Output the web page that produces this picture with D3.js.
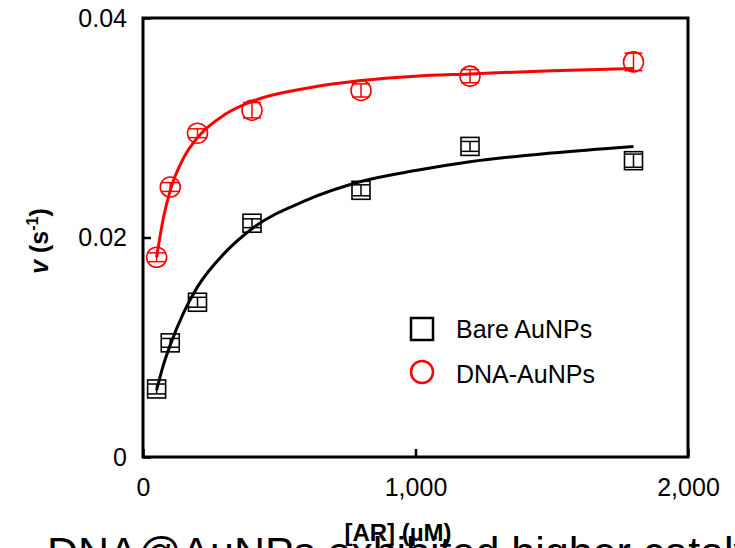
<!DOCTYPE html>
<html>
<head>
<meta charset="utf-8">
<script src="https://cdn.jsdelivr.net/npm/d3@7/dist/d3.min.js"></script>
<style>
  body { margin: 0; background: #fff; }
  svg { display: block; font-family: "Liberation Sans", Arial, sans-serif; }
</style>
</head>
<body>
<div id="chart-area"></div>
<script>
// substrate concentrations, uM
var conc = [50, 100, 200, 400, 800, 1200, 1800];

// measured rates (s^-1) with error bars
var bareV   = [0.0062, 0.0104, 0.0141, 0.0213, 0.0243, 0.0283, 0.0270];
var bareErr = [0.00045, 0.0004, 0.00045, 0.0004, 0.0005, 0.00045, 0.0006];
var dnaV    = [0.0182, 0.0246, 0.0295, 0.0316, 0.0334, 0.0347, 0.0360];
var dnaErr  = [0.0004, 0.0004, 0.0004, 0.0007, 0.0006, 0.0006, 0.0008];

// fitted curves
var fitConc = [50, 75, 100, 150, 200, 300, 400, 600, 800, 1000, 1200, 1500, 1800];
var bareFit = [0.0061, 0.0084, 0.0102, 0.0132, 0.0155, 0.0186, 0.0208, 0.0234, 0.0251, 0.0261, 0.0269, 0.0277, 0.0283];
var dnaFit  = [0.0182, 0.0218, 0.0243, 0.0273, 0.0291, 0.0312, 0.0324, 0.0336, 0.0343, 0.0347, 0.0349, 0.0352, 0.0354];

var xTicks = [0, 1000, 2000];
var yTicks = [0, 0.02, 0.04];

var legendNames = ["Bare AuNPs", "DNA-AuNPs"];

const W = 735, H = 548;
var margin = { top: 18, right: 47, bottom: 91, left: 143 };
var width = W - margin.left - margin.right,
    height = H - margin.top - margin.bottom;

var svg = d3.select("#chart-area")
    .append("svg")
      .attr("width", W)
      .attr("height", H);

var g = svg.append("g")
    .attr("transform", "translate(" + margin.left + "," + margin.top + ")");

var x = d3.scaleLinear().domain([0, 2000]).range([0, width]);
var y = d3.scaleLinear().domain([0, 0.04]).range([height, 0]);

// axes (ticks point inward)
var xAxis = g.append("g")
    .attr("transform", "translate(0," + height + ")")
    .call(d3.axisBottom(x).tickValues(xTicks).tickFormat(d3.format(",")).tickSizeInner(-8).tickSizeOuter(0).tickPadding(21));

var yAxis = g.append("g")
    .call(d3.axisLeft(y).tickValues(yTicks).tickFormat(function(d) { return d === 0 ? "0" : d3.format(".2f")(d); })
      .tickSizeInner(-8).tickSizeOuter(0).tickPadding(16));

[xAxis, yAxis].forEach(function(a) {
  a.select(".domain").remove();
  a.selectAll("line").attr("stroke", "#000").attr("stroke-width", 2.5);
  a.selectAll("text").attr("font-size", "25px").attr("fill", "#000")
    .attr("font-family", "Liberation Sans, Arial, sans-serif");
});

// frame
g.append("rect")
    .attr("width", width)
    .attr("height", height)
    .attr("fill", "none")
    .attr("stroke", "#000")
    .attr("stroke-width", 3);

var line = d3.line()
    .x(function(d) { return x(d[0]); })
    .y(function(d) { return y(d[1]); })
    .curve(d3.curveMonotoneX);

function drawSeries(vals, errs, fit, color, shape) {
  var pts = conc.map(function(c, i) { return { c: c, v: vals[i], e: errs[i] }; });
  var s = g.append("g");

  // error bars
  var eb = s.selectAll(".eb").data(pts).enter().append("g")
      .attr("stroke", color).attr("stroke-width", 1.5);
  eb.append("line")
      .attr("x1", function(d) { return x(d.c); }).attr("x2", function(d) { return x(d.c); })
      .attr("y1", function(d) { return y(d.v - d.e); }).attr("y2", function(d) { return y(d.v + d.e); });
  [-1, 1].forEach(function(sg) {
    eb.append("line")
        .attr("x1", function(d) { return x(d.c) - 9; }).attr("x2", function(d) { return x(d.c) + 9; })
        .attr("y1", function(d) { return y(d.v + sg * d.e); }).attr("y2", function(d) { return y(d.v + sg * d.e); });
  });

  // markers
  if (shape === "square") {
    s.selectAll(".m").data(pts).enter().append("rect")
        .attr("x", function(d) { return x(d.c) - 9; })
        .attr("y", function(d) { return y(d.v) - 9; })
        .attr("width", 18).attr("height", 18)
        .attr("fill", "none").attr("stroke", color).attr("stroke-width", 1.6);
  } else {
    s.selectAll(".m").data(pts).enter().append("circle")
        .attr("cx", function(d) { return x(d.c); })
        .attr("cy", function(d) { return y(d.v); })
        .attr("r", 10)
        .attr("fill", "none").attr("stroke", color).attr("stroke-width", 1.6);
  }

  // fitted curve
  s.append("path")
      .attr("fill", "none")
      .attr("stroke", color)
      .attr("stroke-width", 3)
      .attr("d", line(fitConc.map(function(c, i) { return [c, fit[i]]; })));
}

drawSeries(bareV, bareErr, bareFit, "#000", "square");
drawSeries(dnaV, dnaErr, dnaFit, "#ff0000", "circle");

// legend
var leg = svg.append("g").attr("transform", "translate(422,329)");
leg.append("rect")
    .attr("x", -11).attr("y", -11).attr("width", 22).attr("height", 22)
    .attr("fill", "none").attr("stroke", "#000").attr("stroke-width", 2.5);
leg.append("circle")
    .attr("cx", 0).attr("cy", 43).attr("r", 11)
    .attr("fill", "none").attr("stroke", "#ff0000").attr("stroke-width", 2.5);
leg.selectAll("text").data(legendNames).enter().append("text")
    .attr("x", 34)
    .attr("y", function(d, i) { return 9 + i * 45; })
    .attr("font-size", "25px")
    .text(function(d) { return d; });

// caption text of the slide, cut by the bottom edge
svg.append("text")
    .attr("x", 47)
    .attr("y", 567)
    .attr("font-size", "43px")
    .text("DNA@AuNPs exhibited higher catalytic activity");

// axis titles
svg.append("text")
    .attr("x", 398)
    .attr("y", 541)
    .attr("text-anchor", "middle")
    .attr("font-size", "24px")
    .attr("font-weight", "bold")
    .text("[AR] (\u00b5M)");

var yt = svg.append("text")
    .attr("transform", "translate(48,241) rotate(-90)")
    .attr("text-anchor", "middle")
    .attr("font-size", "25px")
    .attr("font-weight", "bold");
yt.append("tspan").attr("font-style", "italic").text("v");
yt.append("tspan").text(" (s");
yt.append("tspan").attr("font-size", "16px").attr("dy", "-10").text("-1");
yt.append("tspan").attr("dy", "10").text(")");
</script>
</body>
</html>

• INSTRUCTION:
Copy each line above precisely, dropping the pictures.

• FINAL RESULT:
Output the web page that produces this picture with D3.js.
<!DOCTYPE html>
<html>
<head>
<meta charset="utf-8">
<script src="https://cdn.jsdelivr.net/npm/d3@7/dist/d3.min.js"></script>
<style>
  body { margin: 0; background: #fff; }
  svg { display: block; font-family: "Liberation Sans", Arial, sans-serif; }
</style>
</head>
<body>
<div id="chart-area"></div>
<script>
// substrate concentrations, uM
var conc = [50, 100, 200, 400, 800, 1200, 1800];

// measured rates (s^-1) with error bars
var bareV   = [0.0062, 0.0104, 0.0141, 0.0213, 0.0243, 0.0283, 0.0270];
var bareErr = [0.00045, 0.0004, 0.00045, 0.0004, 0.0005, 0.00045, 0.0006];
var dnaV    = [0.0182, 0.0246, 0.0295, 0.0316, 0.0334, 0.0347, 0.0360];
var dnaErr  = [0.0004, 0.0004, 0.0004, 0.0007, 0.0006, 0.0006, 0.0008];

// fitted curves
var fitConc = [50, 75, 100, 150, 200, 300, 400, 600, 800, 1000, 1200, 1500, 1800];
var bareFit = [0.0061, 0.0084, 0.0102, 0.0132, 0.0155, 0.0186, 0.0208, 0.0234, 0.0251, 0.0261, 0.0269, 0.0277, 0.0283];
var dnaFit  = [0.0182, 0.0218, 0.0243, 0.0273, 0.0291, 0.0312, 0.0324, 0.0336, 0.0343, 0.0347, 0.0349, 0.0352, 0.0354];

var xTicks = [0, 1000, 2000];
var yTicks = [0, 0.02, 0.04];

var legendNames = ["Bare AuNPs", "DNA-AuNPs"];

const W = 735, H = 548;
var margin = { top: 18, right: 47, bottom: 91, left: 143 };
var width = W - margin.left - margin.right,
    height = H - margin.top - margin.bottom;

var svg = d3.select("#chart-area")
    .append("svg")
      .attr("width", W)
      .attr("height", H);

var g = svg.append("g")
    .attr("transform", "translate(" + margin.left + "," + margin.top + ")");

var x = d3.scaleLinear().domain([0, 2000]).range([0, width]);
var y = d3.scaleLinear().domain([0, 0.04]).range([height, 0]);

// axes (ticks point inward)
var xAxis = g.append("g")
    .attr("transform", "translate(0," + height + ")")
    .call(d3.axisBottom(x).tickValues(xTicks).tickFormat(d3.format(",")).tickSizeInner(-8).tickSizeOuter(0).tickPadding(21));

var yAxis = g.append("g")
    .call(d3.axisLeft(y).tickValues(yTicks).tickFormat(function(d) { return d === 0 ? "0" : d3.format(".2f")(d); })
      .tickSizeInner(-8).tickSizeOuter(0).tickPadding(16));

[xAxis, yAxis].forEach(function(a) {
  a.select(".domain").remove();
  a.selectAll("line").attr("stroke", "#000").attr("stroke-width", 2.5);
  a.selectAll("text").attr("font-size", "25px").attr("fill", "#000")
    .attr("font-family", "Liberation Sans, Arial, sans-serif");
});

// frame
g.append("rect")
    .attr("width", width)
    .attr("height", height)
    .attr("fill", "none")
    .attr("stroke", "#000")
    .attr("stroke-width", 3);

var line = d3.line()
    .x(function(d) { return x(d[0]); })
    .y(function(d) { return y(d[1]); })
    .curve(d3.curveMonotoneX);

function drawSeries(vals, errs, fit, color, shape) {
  var pts = conc.map(function(c, i) { return { c: c, v: vals[i], e: errs[i] }; });
  var s = g.append("g");

  // error bars
  var eb = s.selectAll(".eb").data(pts).enter().append("g")
      .attr("stroke", color).attr("stroke-width", 1.5);
  eb.append("line")
      .attr("x1", function(d) { return x(d.c); }).attr("x2", function(d) { return x(d.c); })
      .attr("y1", function(d) { return y(d.v - d.e); }).attr("y2", function(d) { return y(d.v + d.e); });
  [-1, 1].forEach(function(sg) {
    eb.append("line")
        .attr("x1", function(d) { return x(d.c) - 9; }).attr("x2", function(d) { return x(d.c) + 9; })
        .attr("y1", function(d) { return y(d.v + sg * d.e); }).attr("y2", function(d) { return y(d.v + sg * d.e); });
  });

  // markers
  if (shape === "square") {
    s.selectAll(".m").data(pts).enter().append("rect")
        .attr("x", function(d) { return x(d.c) - 9; })
        .attr("y", function(d) { return y(d.v) - 9; })
        .attr("width", 18).attr("height", 18)
        .attr("fill", "none").attr("stroke", color).attr("stroke-width", 1.6);
  } else {
    s.selectAll(".m").data(pts).enter().append("circle")
        .attr("cx", function(d) { return x(d.c); })
        .attr("cy", function(d) { return y(d.v); })
        .attr("r", 10)
        .attr("fill", "none").attr("stroke", color).attr("stroke-width", 1.6);
  }

  // fitted curve
  s.append("path")
      .attr("fill", "none")
      .attr("stroke", color)
      .attr("stroke-width", 3)
      .attr("d", line(fitConc.map(function(c, i) { return [c, fit[i]]; })));
}

drawSeries(bareV, bareErr, bareFit, "#000", "square");
drawSeries(dnaV, dnaErr, dnaFit, "#ff0000", "circle");

// legend
var leg = svg.append("g").attr("transform", "translate(422,329)");
leg.append("rect")
    .attr("x", -11).attr("y", -11).attr("width", 22).attr("height", 22)
    .attr("fill", "none").attr("stroke", "#000").attr("stroke-width", 2.5);
leg.append("circle")
    .attr("cx", 0).attr("cy", 43).attr("r", 11)
    .attr("fill", "none").attr("stroke", "#ff0000").attr("stroke-width", 2.5);
leg.selectAll("text").data(legendNames).enter().append("text")
    .attr("x", 34)
    .attr("y", function(d, i) { return 9 + i * 45; })
    .attr("font-size", "25px")
    .text(function(d) { return d; });

// caption text of the slide, cut by the bottom edge
svg.append("text")
    .attr("x", 47)
    .attr("y", 567)
    .attr("font-size", "43px")
    .text("DNA@AuNPs exhibited higher catalytic activity");

// axis titles
svg.append("text")
    .attr("x", 398)
    .attr("y", 541)
    .attr("text-anchor", "middle")
    .attr("font-size", "24px")
    .attr("font-weight", "bold")
    .text("[AR] (\u00b5M)");

var yt = svg.append("text")
    .attr("transform", "translate(48,241) rotate(-90)")
    .attr("text-anchor", "middle")
    .attr("font-size", "25px")
    .attr("font-weight", "bold");
yt.append("tspan").attr("font-style", "italic").text("v");
yt.append("tspan").text(" (s");
yt.append("tspan").attr("font-size", "16px").attr("dy", "-10").text("-1");
yt.append("tspan").attr("dy", "10").text(")");
</script>
</body>
</html>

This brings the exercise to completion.